Stamp duty receipts were just 6% lower last month compared to a year ago, according to Coventry Building Society analysis of HMRC tax data.
Receipts from the tax hit £775m in February, just £49m less than February 2020, despite chancellor Rishi Sunak introducing relief from the duty on homes under £500,000 in England last July.
The move provided a boost to the housing market that had almost ground to a halt after lockdown restrictions were introduced last March.
The Treasury is now on course to recoup £8.2bn in Stamp Duty this tax year, adds Coventry Building Society.
Coventry Building Society head of intermediary relationships Jonathan Stinton says: “The stamp duty holiday has really helped to fuel the market over the past few months. However, the average home buyer isn’t going to have contributed one penny in stamp duty.
“These numbers are a sign of a healthy market across the board, where higher value homes, second homes and rental properties are also exchanging hands.”

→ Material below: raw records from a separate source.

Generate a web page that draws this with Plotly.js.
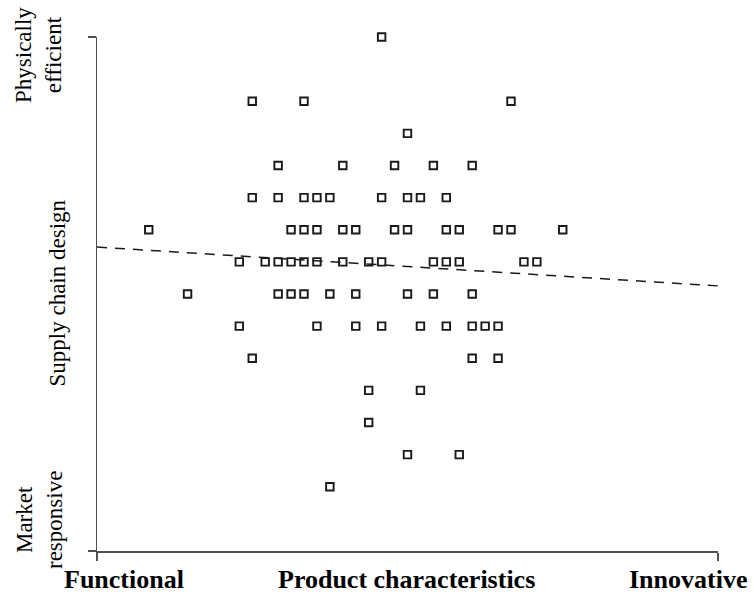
<!DOCTYPE html>
<html>
<head>
<meta charset="utf-8">
<script src="https://cdn.plot.ly/plotly-3.0.1.min.js"></script>
<style>html,body{margin:0;padding:0;background:#fff;}#chart{width:754px;height:603px;}</style>
</head>
<body>
<div id="chart"></div>
<script>
// Product characteristics (x) and supply chain design (y) scores, one entry per product
const productX = [
  22,
  12, 16, 32,
  24,
  14, 19, 23, 26, 29,
  12, 14, 16, 17, 18, 22, 24, 25, 27,
  4, 15, 16, 17, 19, 20, 23, 24, 27, 28, 31, 32, 36,
  11, 13, 14, 15, 16, 17, 19, 21, 22, 26, 27, 28, 33, 34,
  7, 14, 15, 16, 18, 20, 24, 26, 29,
  11, 17, 20, 22, 25, 27, 29, 30, 31,
  12, 29, 31,
  21, 25,
  21,
  24, 28,
  18
];
const designY = [
  16,
  14, 14, 14,
  13,
  12, 12, 12, 12, 12,
  11, 11, 11, 11, 11, 11, 11, 11, 11,
  10, 10, 10, 10, 10, 10, 10, 10, 10, 10, 10, 10, 10,
  9, 9, 9, 9, 9, 9, 9, 9, 9, 9, 9, 9, 9, 9,
  8, 8, 8, 8, 8, 8, 8, 8, 8,
  7, 7, 7, 7, 7, 7, 7, 7, 7,
  6, 6, 6,
  5, 5,
  4,
  3, 3,
  2
];
// Linear trend line end points
const trendX = [0, 48.1];
const trendY = [9.46, 8.25];

const xRange = [0, 48];
const yRange = [0, 16];

const xEndLabels = ["Functional", "Product characteristics", "Innovative"];
const yEndLabels = ["Physically<br>efficient", "Supply chain design", "Market<br>responsive"];

const serif = "Liberation Serif, Times New Roman, serif";

const traces = [
  {
    x: trendX, y: trendY, type: "scatter", mode: "lines",
    line: {color: "#1a1a1a", width: 1.5, dash: "10px,8px"},
    hoverinfo: "skip", cliponaxis: false
  },
  {
    x: productX, y: designY, type: "scatter", mode: "markers",
    marker: {symbol: "square-open", size: 7.5, color: "#1a1a1a", line: {width: 1.9, color: "#1a1a1a"}},
    cliponaxis: false
  }
];

const axisCommon = {
  showgrid: false, zeroline: false, showline: true, linecolor: "#505050", linewidth: 1.5,
  ticks: "outside", ticklen: 8, tickwidth: 1.5, tickcolor: "#505050",
  showticklabels: false, fixedrange: true
};

const xFont = {size: 26, family: serif, color: "#000", weight: "bold"};
const yFont = {size: 23, family: serif, color: "#000"};

const layout = {
  width: 754, height: 603,
  margin: {l: 97, r: 36, t: 37, b: 52},
  paper_bgcolor: "#fff", plot_bgcolor: "#fff",
  showlegend: false,
  xaxis: Object.assign({}, axisCommon, {range: xRange, tickvals: xRange}),
  yaxis: Object.assign({}, axisCommon, {range: yRange, tickvals: yRange}),
  font: {family: serif, color: "#000"},
  annotations: [
    {text: xEndLabels[0], xref: "paper", yref: "paper", x: 0.0435, y: -0.056, showarrow: false, xanchor: "center", yanchor: "middle", font: xFont},
    {text: xEndLabels[1], xref: "paper", yref: "paper", x: 0.498, y: -0.056, showarrow: false, xanchor: "center", yanchor: "middle", font: xFont},
    {text: xEndLabels[2], xref: "paper", yref: "paper", x: 0.951, y: -0.056, showarrow: false, xanchor: "center", yanchor: "middle", font: xFont},
    {text: yEndLabels[0], xref: "paper", yref: "paper", x: -0.0934, y: 0.965, showarrow: false, textangle: -90, xanchor: "center", yanchor: "middle", font: yFont},
    {text: yEndLabels[1], xref: "paper", yref: "paper", x: -0.0644, y: 0.501, showarrow: false, textangle: -90, xanchor: "center", yanchor: "middle", font: yFont},
    {text: yEndLabels[2], xref: "paper", yref: "paper", x: -0.0934, y: 0.0603, showarrow: false, textangle: -90, xanchor: "center", yanchor: "middle", font: yFont}
  ]
};

Plotly.newPlot("chart", traces, layout, {displayModeBar: false, staticPlot: true});
</script>
</body>
</html>
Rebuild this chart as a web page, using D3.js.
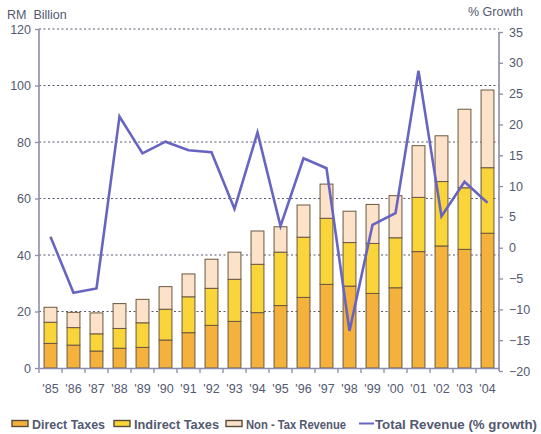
<!DOCTYPE html>
<html>
<head>
<meta charset="utf-8">
<script src="https://cdn.jsdelivr.net/npm/d3@7"></script>
<style>
  body { margin: 0; background: #fff; }
  text { font-family: "Liberation Sans", Arial, sans-serif; }
</style>
</head>
<body>
<div id="chart"></div>
<script>
const years = ["'85","'86","'87","'88","'89","'90","'91","'92","'93","'94","'95","'96","'97","'98","'99","'00","'01","'02","'03","'04"]
const directTaxes   = [8.7, 8.1, 6.0, 7.0, 7.3, 9.9, 12.5, 15.1, 16.5, 19.6, 22.1, 25.0, 29.6, 29.0, 26.4, 28.4, 41.2, 43.2, 42.0, 47.7]
const indirectTaxes = [7.5, 6.2, 6.1, 7.0, 8.7, 10.9, 12.7, 13.1, 14.9, 17.1, 18.9, 21.3, 23.4, 15.4, 17.7, 17.7, 19.2, 22.8, 21.8, 23.2]
const nonTax        = [5.3, 5.4, 7.4, 8.8, 8.3, 8.0, 8.1, 10.3, 9.6, 11.8, 9.0, 11.4, 12.1, 11.1, 13.8, 14.9, 18.3, 16.2, 27.8, 27.5]
const growth        = [1.8, -7.3, -6.6, 21.3, 15.3, 17.2, 15.8, 15.5, 6.3, 18.7, 3.5, 14.5, 12.9, -13.5, 3.7, 5.6, 28.7, 5.1, 10.7, 7.3]
const leftTicks  = [0, 20, 40, 60, 80, 100, 120]
const rightTicks = [-20, -15, -10, -5, 0, 5, 10, 15, 20, 25, 30, 35]

const keys = ["direct", "indirect", "nontax"]
const colors = { direct: "#f4b23c", indirect: "#f9d53a", nontax: "#fbe2c8" }
const textColor = "#535970"
const axisColor = "#8c8cab"

const width = 541, height = 434

const svg = d3.select("#chart").append("svg")
    .attr("width", width)
    .attr("height", height)

const rows = years.map((y, i) => ({ year: y, direct: directTaxes[i], indirect: indirectTaxes[i], nontax: nonTax[i] }))

const x = d3.scaleBand().domain(years).range([39, 499]).paddingInner(0.44).paddingOuter(0.22)
const band = d3.scaleBand().domain(years).range([39, 499])
const yL = d3.scaleLinear().domain([0, 120]).range([368, 29])
const yR = d3.scaleLinear().domain([-20, 35]).range([371, 32])

// grid lines (dotted)
svg.append("g")
  .selectAll("line")
  .data(leftTicks.slice(1))
  .enter()
  .append("line")
    .attr("x1", 39).attr("x2", 499)
    .attr("y1", d => yL(d)).attr("y2", d => yL(d))
    .attr("stroke", "#55576a")
    .attr("stroke-width", 1.1)
    .attr("stroke-dasharray", "2,2.5")

// stacked bars
const stacked = d3.stack().keys(keys)(rows)
svg.append("g")
  .selectAll("g")
  .data(stacked)
  .enter()
  .append("g")
    .attr("fill", d => colors[d.key])
  .selectAll("rect")
  .data(d => d)
  .enter()
  .append("rect")
    .attr("x", d => x(d.data.year))
    .attr("width", x.bandwidth())
    .attr("y", d => yL(d[1]))
    .attr("height", d => yL(d[0]) - yL(d[1]))
    .attr("stroke", "#6a5840")
    .attr("stroke-width", 1)

// growth line
const line = d3.line()
  .x((d, i) => band(years[i]) + band.bandwidth() / 2)
  .y(d => yR(d))
svg.append("path")
  .datum(growth)
  .attr("d", line)
  .attr("fill", "none")
  .attr("stroke", "#6864c2")
  .attr("stroke-width", 2.6)
  .attr("stroke-linejoin", "miter")

// axes
const leftAxis = svg.append("g")
  .attr("transform", "translate(39,0)")
  .call(d3.axisLeft(yL).tickValues(leftTicks).tickSize(4).tickPadding(4))
const rightAxis = svg.append("g")
  .attr("transform", "translate(499,0)")
  .call(d3.axisRight(yR).tickValues(rightTicks).tickSize(4).tickPadding(6))
const bottomAxis = svg.append("g")
  .attr("transform", "translate(0,368)")
  .call(d3.axisBottom(band).tickSize(0).tickPadding(16))

bottomAxis.selectAll(".tick")
  .append("line")
    .attr("x1", -band.bandwidth() / 2).attr("x2", -band.bandwidth() / 2)
    .attr("y1", 0).attr("y2", 5)
    .attr("stroke", axisColor)
    .attr("stroke-width", 1.3)

;[leftAxis, rightAxis, bottomAxis].forEach(a => {
  a.select(".domain").attr("stroke", axisColor).attr("stroke-width", 1.6)
  a.selectAll(".tick line").attr("stroke", axisColor).attr("stroke-width", 1.3)
  a.selectAll("text")
    .attr("fill", textColor)
    .style("font-size", "12.5px")
    .style("font-family", "'Liberation Sans', Arial, sans-serif")
})
leftAxis.select(".domain").attr("d", "M0,368V29")
rightAxis.select(".domain").attr("d", "M0,371V32")

// axis titles
svg.append("text")
  .attr("x", 7).attr("y", 19)
  .attr("fill", textColor)
  .style("font-size", "12.5px")
  .style("white-space", "pre")
  .text("RM  Billion")
svg.append("text")
  .attr("x", 468).attr("y", 16)
  .attr("fill", textColor)
  .style("font-size", "12.5px")
  .text("% Growth")

// legend
const legendItems = [
  { label: "Direct Taxes", key: "direct", x: 12, w: 73 },
  { label: "Indirect Taxes", key: "indirect", x: 114, w: 85 },
  { label: "Non - Tax Revenue", key: "nontax", x: 226, w: 100 }
]
const legend = svg.append("g")
legend.selectAll("rect")
  .data(legendItems)
  .enter()
  .append("rect")
    .attr("x", d => d.x).attr("y", 420.5)
    .attr("width", 16).attr("height", 6)
    .attr("fill", d => colors[d.key])
    .attr("stroke", "#5a4a38")
    .attr("stroke-width", 1.4)
legend.selectAll("text.lg")
  .data(legendItems)
  .enter()
  .append("text")
    .attr("class", "lg")
    .attr("x", d => d.x + 20).attr("y", 428.5)
    .attr("textLength", d => d.w)
    .attr("lengthAdjust", "spacingAndGlyphs")
    .attr("fill", textColor)
    .style("font-size", "12.5px")
    .style("font-weight", "bold")
    .text(d => d.label)
legend.append("line")
  .attr("x1", 359).attr("x2", 374)
  .attr("y1", 423.5).attr("y2", 423.5)
  .attr("stroke", "#6864c2")
  .attr("stroke-width", 2)
legend.append("text")
  .attr("x", 375).attr("y", 428.5)
  .attr("textLength", 162)
  .attr("lengthAdjust", "spacingAndGlyphs")
  .attr("fill", textColor)
  .style("font-size", "12.5px")
  .style("font-weight", "bold")
  .text("Total Revenue (% growth)")
</script>
</body>
</html>
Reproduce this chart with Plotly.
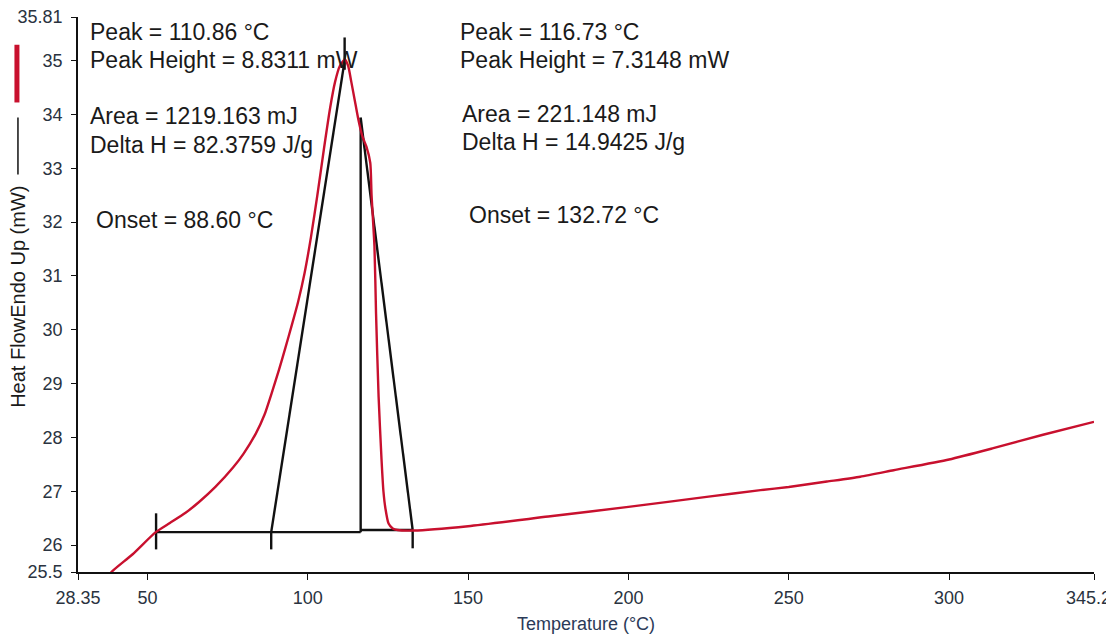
import plotly.graph_objects as go

# ---- data ----
temp_c = [37.5, 38.8, 45.4, 52.6, 57.0, 61.9, 66.1, 71.2, 76.7, 80.0, 83.8, 86.5, 89.0, 91.0,
          93.0, 95.0, 97.0, 99.0, 101.0, 103.0, 105.0, 107.0, 108.5, 110.0, 111.6, 112.6,
          113.6, 114.7, 115.8, 117.0, 118.3, 119.5, 119.9, 120.8, 121.3, 122.1, 123.0, 123.6,
          124.2, 125.2, 126.5, 128.0, 133.0, 150.0, 175.0, 200.0, 225.0, 241.2, 250.0, 261.9,
          272.3, 282.7, 300.0, 313.8, 329.3, 345.2]
heat_flow = [25.38, 25.50, 25.83, 26.24, 26.41, 26.60, 26.80, 27.08, 27.44, 27.70, 28.07, 28.42,
             28.87, 29.25, 29.66, 30.08, 30.52, 31.05, 31.72, 32.50, 33.34, 34.13, 34.60, 34.90,
             35.02, 34.90, 34.60, 34.25, 33.90, 33.60, 33.40, 33.10, 32.50, 31.55, 30.30, 28.75,
             27.60, 27.00, 26.69, 26.40, 26.31, 26.28, 26.27, 26.35, 26.53, 26.71, 26.90, 27.02,
             27.08, 27.18, 27.27, 27.39, 27.59, 27.80, 28.05, 28.29]

# peak-analysis construction lines (temperature, heat flow)
baseline1_t = [52.7, 116.5]
baseline1_v = [26.24, 26.24]
baseline2_t = [116.5, 132.72]
baseline2_v = [26.28, 26.28]
lead_left_t = [88.6, 111.5]
lead_left_v = [26.24, 35.0]
peak2_vert_t = [116.5, 116.5]
peak2_vert_v = [26.24, 33.94]
lead_right_t = [116.5, 132.72]
lead_right_v = [33.94, 26.28]
limit_t = [52.7, 88.6, 132.72]
limit_top = [26.59, 26.24, 26.28]
limit_bot = [25.92, 25.92, 25.94]
peak1_mark_t = 111.5
peak1_mark_v = [35.43, 34.83]

x_tickvals = [28.35, 50, 100, 150, 200, 250, 300, 345.2]
x_ticktext = ["28.35", "50", "100", "150", "200", "250", "300", ""]
x_end_label = "345.2"
y_tickvals = [25.5, 26, 27, 28, 29, 30, 31, 32, 33, 34, 35, 35.81]
y_ticktext = ["25.5", "26", "27", "28", "29", "30", "31", "32", "33", "34", "35", "35.81"]

x_range = [28.35, 345.2]
y_range = [25.5, 35.81]

labels_left = ["Peak = 110.86 °C", "Peak Height = 8.8311 mW", "Area = 1219.163 mJ",
               "Delta H = 82.3759 J/g", "Onset = 88.60 °C"]
labels_right = ["Peak = 116.73 °C", "Peak Height = 7.3148 mW", "Area = 221.148 mJ",
                "Delta H = 14.9425 J/g", "Onset = 132.72 °C"]

# ---- build black construction trace ----
bx, by = [], []
def seg(xs, ys):
    bx.extend(list(xs) + [None])
    by.extend(list(ys) + [None])

seg(baseline1_t, baseline1_v)
seg(baseline2_t, baseline2_v)
seg(lead_left_t, lead_left_v)
seg(peak2_vert_t, peak2_vert_v)
seg(lead_right_t, lead_right_v)
for t, a, b in zip(limit_t, limit_top, limit_bot):
    seg([t, t], [a, b])
seg([peak1_mark_t, peak1_mark_t], peak1_mark_v)

FONT = "Liberation Sans, Arial, sans-serif"
RED = "#c8102e"
TICKCOL = "#2a3340"

fig = go.Figure()
fig.add_trace(go.Scatter(x=bx, y=by, mode="lines", line=dict(color="#111111", width=2.4),
                         hoverinfo="skip", showlegend=False))
fig.add_trace(go.Scatter(x=temp_c, y=heat_flow, mode="lines",
                         line=dict(color=RED, width=2.4, shape="spline", smoothing=0.6),
                         showlegend=False))

# text annotations (positions in data units)
left_x = [31.4, 31.4, 31.4, 31.4, 33.3]
right_x = [146.9, 146.9, 147.5, 147.5, 149.7]
left_y = [35.54, 35.02, 33.98, 33.44, 32.04]
right_y = [35.54, 35.02, 34.00, 33.48, 32.14]
for txt, xx, yy in zip(labels_left, left_x, left_y):
    fig.add_annotation(x=xx, y=yy, text=txt, showarrow=False, xanchor="left", yanchor="middle",
                       font=dict(family=FONT, size=23, color="#1a1a1a"))
for txt, xx, yy in zip(labels_right, right_x, right_y):
    fig.add_annotation(x=xx, y=yy, text=txt, showarrow=False, xanchor="left", yanchor="middle",
                       font=dict(family=FONT, size=23, color="#1a1a1a"))

# last x tick label, kept fully inside the figure at the right edge
fig.add_annotation(xref="x", yref="paper", x=x_range[1], y=0, text=x_end_label, showarrow=False,
                   xanchor="right", yanchor="middle", xshift=19, yshift=-26,
                   font=dict(family=FONT, size=18, color=TICKCOL))

# y-axis title and the small series key beside it
fig.add_annotation(xref="paper", yref="paper", x=-0.0585, y=0.495, text="Heat FlowEndo Up (mW)",
                   textangle=-90, showarrow=False, xanchor="center", yanchor="middle",
                   font=dict(family=FONT, size=20, color="#1a1a1a"))
fig.add_shape(type="line", xref="paper", yref="paper", x0=-0.0601, x1=-0.0601, y0=0.846, y1=0.950,
              line=dict(color=RED, width=5))
fig.add_shape(type="line", xref="paper", yref="paper", x0=-0.0591, x1=-0.0591, y0=0.716, y1=0.819,
              line=dict(color="#111111", width=1.5))

# page body has an 8px margin, so the figure is sized/margined to compensate
fig.update_layout(
    template="none",
    width=1106, height=630,
    margin=dict(l=70, r=20, t=9, b=66, autoexpand=False),
    paper_bgcolor="white", plot_bgcolor="white",
    showlegend=False,
    font=dict(family=FONT, color=TICKCOL),
)
fig.update_xaxes(range=x_range, tickmode="array", tickvals=x_tickvals, ticktext=x_ticktext,
                 showgrid=False, zeroline=False, showline=True, linecolor="#111111", linewidth=1.6,
                 ticks="outside", ticklen=6, tickwidth=1.4, tickcolor="#111111",
                 ticklabelstandoff=3, ticklabeloverflow="allow",
                 tickfont=dict(family=FONT, size=18, color=TICKCOL), automargin=False,
                 title=dict(text="Temperature (°C)", font=dict(family=FONT, size=18, color="#2b3a58"),
                            standoff=10))
fig.update_yaxes(range=y_range, tickmode="array", tickvals=y_tickvals, ticktext=y_ticktext,
                 showgrid=False, zeroline=False, showline=True, linecolor="#111111", linewidth=1.6,
                 ticks="outside", ticklen=5, tickwidth=1.4, tickcolor="#111111",
                 ticklabelstandoff=5, ticklabeloverflow="allow",
                 tickfont=dict(family=FONT, size=18, color=TICKCOL), automargin=False)

fig.write_html("out.html")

The HMRC report says: “Overall receipts from April 2020 to February 2021 are £3.2bn lower than the same period a year earlier mainly due to a fall in property sales and the market uncertainties surrounding the Covid-19 pandemic.”
In the Budget earlier this month, the current stamp duty holiday up to a threshold of £500,000 was extended from the end of March to the end of June.
The chancellor added that the nil rate band for stamp duty would subsequently drop to £250,000 until the end of September, returning to the standard cut-off rate of £125,000 from 1 October.
Another HMRC study released last month adds that stamp duty receipts in the final quarter of last year were 47% higher than the previous quarter, but 16% lower than the fourth quarter of 2019.
It said: “The change in receipts will have mainly been impacted by the introduction of the stamp duty holiday.”